Gen3 Takes Over Affiliate Program in Q3, Grows Q4 Results 74% While Decreasing Costs

In late Q3, Gen3 took over the management of a home furnishing company’s affiliate program from a competing agency. With the pending holiday season quickly approaching, it was critical that we hit the ground running and be fully prepared for the surges of traffic retailers typically see in Q4. Moreover, it was important that make large strides in growing topline while simultaneously reducing affiliate dependence, lowering costs and increasing visibility on key publisher destinations.

Gen3 quickly identified gaps in the advertiser’s active publisher lineup by analyzing current program performance against relevant historical data. Once we understood which publishers were under-performing and which were not affiliated with the program at all, we then launched outreach campaigns to ensure the advertiser was maximizing all potential relationships.
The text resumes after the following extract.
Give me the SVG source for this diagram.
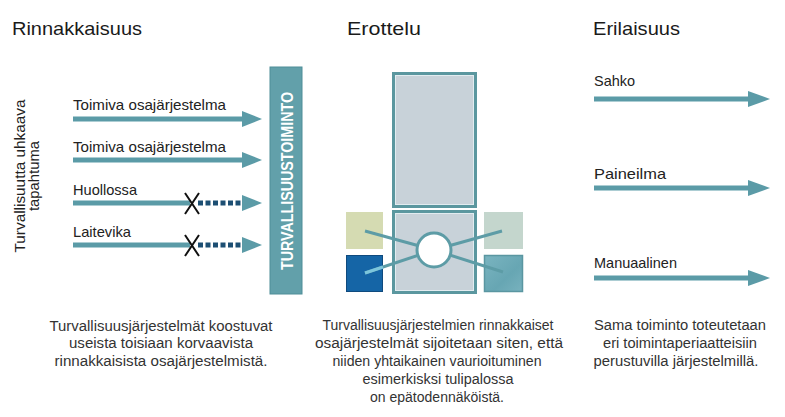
<svg xmlns="http://www.w3.org/2000/svg" width="785" height="417" viewBox="0 0 785 417">
<defs>
<style>
.title{font-family:"Liberation Sans",Arial,sans-serif;font-size:19px;fill:#1a1a1a;}
.lbl{font-family:"Liberation Sans",Arial,sans-serif;font-size:14.5px;fill:#222;}
.body{font-family:"Liberation Sans",Arial,sans-serif;font-size:14px;fill:#333;text-anchor:middle;}
.shaft{stroke:#5b9ba7;stroke-width:5;fill:none;}
.head{fill:#5b9ba7;}
.dash{stroke:#1d4f73;stroke-width:5;stroke-dasharray:5 2.5;fill:none;}
.x{stroke:#111;stroke-width:2;fill:none;}
.box{fill:#c8d2d9;stroke:#5b979f;stroke-width:3;}
.inner{fill:none;stroke:#e2ecf0;stroke-width:1;}
.link{stroke:#5d9ca6;stroke-width:3;fill:none;}
</style>
<linearGradient id="g1" x1="0" y1="0" x2="1" y2="1">
<stop offset="0" stop-color="#7ab4c0"/>
<stop offset="0.6" stop-color="#67a6b3"/>
<stop offset="1" stop-color="#78b2be"/>
</linearGradient>
</defs>
<rect width="785" height="417" fill="#fff"/>

<g id="titles">
<text class="title" x="12" y="35" textLength="130" lengthAdjust="spacingAndGlyphs">Rinnakkaisuus</text>
<text class="title" x="347" y="35" textLength="74" lengthAdjust="spacingAndGlyphs">Erottelu</text>
<text class="title" x="593" y="35" textLength="87" lengthAdjust="spacingAndGlyphs">Erilaisuus</text>
</g>

<g id="threat-label">
<text class="lbl" font-size="15" transform="translate(25,176) rotate(-90)" text-anchor="middle" textLength="153" lengthAdjust="spacingAndGlyphs">Turvallisuutta uhkaava</text>
<text class="lbl" font-size="15" transform="translate(39,176) rotate(-90)" text-anchor="middle" textLength="70" lengthAdjust="spacingAndGlyphs">tapahtuma</text>
</g>

<g id="safety-function">
<rect x="270" y="67" width="32" height="227" fill="#62a0aa" stroke="#4f8e98" stroke-width="1"/>
<text transform="translate(293,181) rotate(-90)" text-anchor="middle" font-family="Liberation Sans,Arial,sans-serif" font-weight="bold" font-size="17" fill="#fff" textLength="178" lengthAdjust="spacingAndGlyphs">TURVALLISUUSTOIMINTO</text>
</g>

<g id="left-labels">
<text class="lbl" x="73" y="110" textLength="153" lengthAdjust="spacingAndGlyphs">Toimiva osajärjestelma</text>
<text class="lbl" x="73" y="152" textLength="153" lengthAdjust="spacingAndGlyphs">Toimiva osajärjestelma</text>
<text class="lbl" x="73" y="195" textLength="64" lengthAdjust="spacingAndGlyphs">Huollossa</text>
<text class="lbl" x="73" y="237" textLength="58" lengthAdjust="spacingAndGlyphs">Laitevika</text>
</g>

<g id="connectors">
<line class="shaft" x1="73" y1="119" x2="244" y2="119"/>
<polygon class="head" points="242,111 262,119 242,127"/>
<line class="shaft" x1="73" y1="160" x2="244" y2="160"/>
<polygon class="head" points="242,152 262,160 242,168"/>
<line class="shaft" x1="73" y1="203" x2="190" y2="203"/>
<line class="dash" x1="198" y1="203" x2="242" y2="203"/>
<polygon class="head" points="242,195 262,203 242,211"/>
<line class="shaft" x1="73" y1="245" x2="190" y2="245"/>
<line class="dash" x1="198" y1="245" x2="242" y2="245"/>
<polygon class="head" points="242,237 262,245 242,253"/>
<path class="x" d="M185,193 L199,214 M199,193 L185,214"/>
<path class="x" d="M185,235 L199,256 M199,235 L185,256"/>

<line class="shaft" x1="594" y1="99" x2="750" y2="99"/>
<polygon class="head" points="748,91 770,99 748,107"/>
<line class="shaft" x1="594" y1="188" x2="750" y2="188"/>
<polygon class="head" points="748,180 770,188 748,196"/>
<line class="shaft" x1="594" y1="278" x2="750" y2="278"/>
<polygon class="head" points="748,270 770,278 748,286"/>
</g>

<g id="right-labels">
<text class="lbl" x="594" y="86" textLength="41" lengthAdjust="spacingAndGlyphs">Sahko</text>
<text class="lbl" x="594" y="179" textLength="72" lengthAdjust="spacingAndGlyphs">Paineilma</text>
<text class="lbl" x="594" y="268" textLength="83" lengthAdjust="spacingAndGlyphs">Manuaalinen</text>
</g>

<g id="separation">
<g id="upper-room">
<rect class="box" x="393.5" y="73.5" width="82" height="133"/>
<rect class="inner" x="395.5" y="75.5" width="78" height="129"/>
</g>
<g id="lower-room">
<rect class="box" x="393.5" y="211.5" width="82" height="81"/>
<rect class="inner" x="395.5" y="213.5" width="78" height="77"/>
</g>
<rect id="sq-lt" x="346" y="212" width="37" height="37" fill="#d5dbb2"/>
<rect id="sq-lb" x="346.5" y="255.5" width="36" height="36" fill="#1565a6" stroke="#0f4a7e" stroke-width="1"/>
<rect id="sq-rt" x="484" y="212" width="39" height="37" fill="#c4d6cd"/>
<rect id="sq-rb" x="484.5" y="255.5" width="38" height="36" fill="url(#g1)" stroke="#5a96a1" stroke-width="1.5"/>
<g id="links">
<line class="link" x1="365" y1="231" x2="434" y2="250"/>
<line class="link" x1="365" y1="273" x2="434" y2="250"/>
<line x1="365" y1="273" x2="383" y2="267" stroke="#7cc6dc" stroke-width="3"/>
<line class="link" x1="502" y1="231" x2="434" y2="250"/>
<line class="link" x1="503" y1="272" x2="434" y2="250"/>
</g>
<circle id="hub" cx="434" cy="250" r="17" fill="#fff" stroke="#5d9ca6" stroke-width="3"/>
</g>

<g id="captions">
<text class="body" x="161" y="331" textLength="223" lengthAdjust="spacingAndGlyphs">Turvallisuusjärjestelmät koostuvat</text>
<text class="body" x="161" y="348" textLength="184" lengthAdjust="spacingAndGlyphs">useista toisiaan korvaavista</text>
<text class="body" x="161" y="366" textLength="213" lengthAdjust="spacingAndGlyphs">rinnakkaisista osajärjestelmistä.</text>

<text class="body" x="438" y="330" textLength="231" lengthAdjust="spacingAndGlyphs">Turvallisuusjärjestelmien rinnakkaiset</text>
<text class="body" x="439" y="348" textLength="248" lengthAdjust="spacingAndGlyphs">osajärjestelmät sijoitetaan siten, että</text>
<text class="body" x="437" y="366" textLength="209" lengthAdjust="spacingAndGlyphs">niiden yhtaikainen vaurioituminen</text>
<text class="body" x="438" y="384" textLength="151" lengthAdjust="spacingAndGlyphs">esimerkisksi tulipalossa</text>
<text class="body" x="437" y="402" textLength="134" lengthAdjust="spacingAndGlyphs">on epätodennäköistä.</text>

<text class="body" x="680" y="330" textLength="172" lengthAdjust="spacingAndGlyphs">Sama toiminto toteutetaan</text>
<text class="body" x="680" y="348" textLength="154" lengthAdjust="spacingAndGlyphs">eri toimintaperiaatteisiin</text>
<text class="body" x="676" y="366" textLength="165" lengthAdjust="spacingAndGlyphs">perustuvilla järjestelmillä.</text>
</g>
</svg>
As a result of these efforts, by the end of Q4, the number of traffic-driving publishers had doubled compared to Q4 of the prior year, with sale active publishers up 40% within the same timeframe.

The success of these efforts also folded into another main objective of the advertiser: increase program diversity and decrease reliance on a top publisher that was driving the largest percentage of total sales. By expanding our publisher base and driving sales via new affiliate partners, the overall contribution of that publisher decreased dramatically as a percent of total, though the affiliate still was able to grow sales from a pure dollars perspective.

In addition to growing the program, Gen3 also reviewed current program payouts and identified a number cost-saving opportunities that would have little negative effect on top-line revenue. To better incentivize ongoing affiliate engagement (and to ensure that partner sites were being paid in accordance with their true value), we revised the baseline payment from a flat percentage to a tiered payout that was based on monthly publisher performance. We also reserved extra commission for publishers that were providing extra exposure, bonus placements, or those that warranted a deeper relationship.

Gen3 also saw a firm opportunity to provide channel offers that would be enticing to publishers and their audiences while being sensitive to the retailer’s margins. Through working closely with the retailer’s merchandising team, we were able to secure a regular flow of products with best-of-web pricing that strongly resonated with deal sites (a previously untapped revenue stream for the advertiser), enabling new customer acquisition as well as a halo effect that fostered customers purchasing full-priced product in addition to the discounted item that initially attracted them.

When Q4 concluded, the advertiser was thrilled with program performance, as all four aforementioned goals were achieved. Overall sales were up 74% year-over-year, affiliate dependence narrowed, cost as a percentage of marketing fell from 9.5% to 5.4%, and we had a clear blueprint for program success moving forward.